De camino a casa, Ana seguía manteniendo la presión sobre el brazo de la joven y Violeta tenía la impresión de estar sujeta por una garra de acero.
—Ya que ha salido el tema de tu madre —le susurró al oído—, me gustaría saber hasta qué punto la quieres.
—Es mi madre y la quiero.
—Si tanto la quieres, deberías ser más obediente. No querrás que le pase nada malo, ¿verdad?
—Por favor, no la metas en esto. Bastante ha sufrido ya en la vida.
—No he sido yo quien lo ha hecho, querida. Además, te recuerdo que tu abuela está muy delicada y que si a tu madre le ocurriera algo quizá no lo soportaría.
—¿Qué quieres decir? ¿Qué es lo que piensas hacer?

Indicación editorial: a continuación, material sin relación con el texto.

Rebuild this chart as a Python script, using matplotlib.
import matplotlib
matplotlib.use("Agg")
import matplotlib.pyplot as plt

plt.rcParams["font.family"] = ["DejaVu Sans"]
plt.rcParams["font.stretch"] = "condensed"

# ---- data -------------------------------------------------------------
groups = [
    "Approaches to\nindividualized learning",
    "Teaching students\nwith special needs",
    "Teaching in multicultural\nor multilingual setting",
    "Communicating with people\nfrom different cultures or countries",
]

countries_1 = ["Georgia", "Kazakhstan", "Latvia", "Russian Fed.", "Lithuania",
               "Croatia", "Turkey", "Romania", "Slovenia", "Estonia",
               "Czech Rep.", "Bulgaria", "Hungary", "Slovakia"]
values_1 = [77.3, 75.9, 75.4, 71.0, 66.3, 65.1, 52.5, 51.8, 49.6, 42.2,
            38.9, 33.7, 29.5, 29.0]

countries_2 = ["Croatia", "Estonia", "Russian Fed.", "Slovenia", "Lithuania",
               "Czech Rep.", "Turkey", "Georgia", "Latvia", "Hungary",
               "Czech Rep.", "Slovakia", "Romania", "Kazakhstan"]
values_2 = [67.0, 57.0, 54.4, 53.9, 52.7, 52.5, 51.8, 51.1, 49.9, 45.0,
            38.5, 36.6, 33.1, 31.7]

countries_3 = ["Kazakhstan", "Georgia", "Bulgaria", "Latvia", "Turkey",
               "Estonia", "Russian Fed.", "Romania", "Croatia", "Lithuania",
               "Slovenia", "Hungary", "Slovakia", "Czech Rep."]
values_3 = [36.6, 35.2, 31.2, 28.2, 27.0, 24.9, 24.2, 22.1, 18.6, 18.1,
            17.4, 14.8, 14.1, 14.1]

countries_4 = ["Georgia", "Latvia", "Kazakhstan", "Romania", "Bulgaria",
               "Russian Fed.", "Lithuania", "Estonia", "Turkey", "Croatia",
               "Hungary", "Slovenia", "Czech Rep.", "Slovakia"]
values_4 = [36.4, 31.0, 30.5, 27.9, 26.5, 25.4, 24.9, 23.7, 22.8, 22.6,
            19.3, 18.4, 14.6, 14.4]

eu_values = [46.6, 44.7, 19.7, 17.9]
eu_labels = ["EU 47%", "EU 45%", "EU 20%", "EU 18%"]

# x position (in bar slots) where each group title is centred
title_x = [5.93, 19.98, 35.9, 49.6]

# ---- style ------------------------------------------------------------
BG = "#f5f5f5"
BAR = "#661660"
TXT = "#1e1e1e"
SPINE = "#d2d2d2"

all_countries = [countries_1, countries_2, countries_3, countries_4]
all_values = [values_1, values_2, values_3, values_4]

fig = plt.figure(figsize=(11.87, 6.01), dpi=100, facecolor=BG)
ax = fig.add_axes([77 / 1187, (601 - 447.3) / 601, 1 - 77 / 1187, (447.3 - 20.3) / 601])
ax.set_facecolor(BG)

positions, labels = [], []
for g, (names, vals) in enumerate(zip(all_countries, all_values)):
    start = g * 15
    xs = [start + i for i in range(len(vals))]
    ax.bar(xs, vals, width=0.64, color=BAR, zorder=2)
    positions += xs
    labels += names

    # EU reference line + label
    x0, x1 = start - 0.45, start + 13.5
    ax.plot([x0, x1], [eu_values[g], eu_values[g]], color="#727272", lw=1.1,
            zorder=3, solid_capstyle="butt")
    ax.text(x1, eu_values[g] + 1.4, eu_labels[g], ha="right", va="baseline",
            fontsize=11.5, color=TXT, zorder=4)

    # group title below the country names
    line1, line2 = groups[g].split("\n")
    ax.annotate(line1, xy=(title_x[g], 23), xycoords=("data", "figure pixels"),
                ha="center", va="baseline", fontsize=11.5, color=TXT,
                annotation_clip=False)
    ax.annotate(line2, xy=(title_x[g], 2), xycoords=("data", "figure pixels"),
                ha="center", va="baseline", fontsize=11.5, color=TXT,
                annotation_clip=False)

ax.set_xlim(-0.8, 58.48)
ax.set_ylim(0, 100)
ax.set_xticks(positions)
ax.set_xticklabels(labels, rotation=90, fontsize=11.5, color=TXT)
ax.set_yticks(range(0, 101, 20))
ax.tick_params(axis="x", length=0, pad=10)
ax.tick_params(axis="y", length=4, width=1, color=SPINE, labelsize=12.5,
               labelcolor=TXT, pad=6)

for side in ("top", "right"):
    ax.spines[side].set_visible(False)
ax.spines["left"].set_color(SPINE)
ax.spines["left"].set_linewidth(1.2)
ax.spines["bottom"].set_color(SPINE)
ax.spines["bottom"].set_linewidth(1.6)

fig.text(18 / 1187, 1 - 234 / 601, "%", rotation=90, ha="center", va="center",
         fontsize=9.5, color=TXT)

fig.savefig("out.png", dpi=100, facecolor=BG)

—Sé lo de las depresiones. Tu abuela nunca ha sido una mujer fuerte. Si yo estuviera en tu situación, procuraría que no se llevara disgustos innecesarios —amenazó al tiempo que esbozaba una sonrisa.
La joven sintió un vuelco en el corazón.
Era cierto lo que decía: su abuela siempre había tenido un carácter depresivo y cuando murió su hijo —el padre de Violeta— optó por encerrarse en casa. Se negaba a salir y a pesar de que cuando Violeta iba a visitarla intentaba disimular su estado de ánimo, la joven sabía a la perfección que más de una vez había acariciado la posibilidad del suicidio.
—Ya me tienes a mí. ¿Qué más quieres?
—Que dejes de hacer tonterías que pongan en peligro mi supervivencia. Sólo eso —recalcó volviendo a clavar sus uñas en el brazo de la joven.
—Haré lo que quieras.
Al principio las visitas de Jeromín a casa de Analisa eran esporádicas, pero con el paso del tiempo comenzaron a hacerse más frecuentes, sobre todo después de que la no-muerta adoptara la costumbre de alimentarlo cada vez que se presentaba la ocasión. Jeromín no tenía dónde caerse muerto y Analisa se había dado cuenta de que el joven sólo era un alma torturada que vagaba en busca de comida y de cariño. En el fondo, aunque parecían muy diferentes, no lo eran tanto.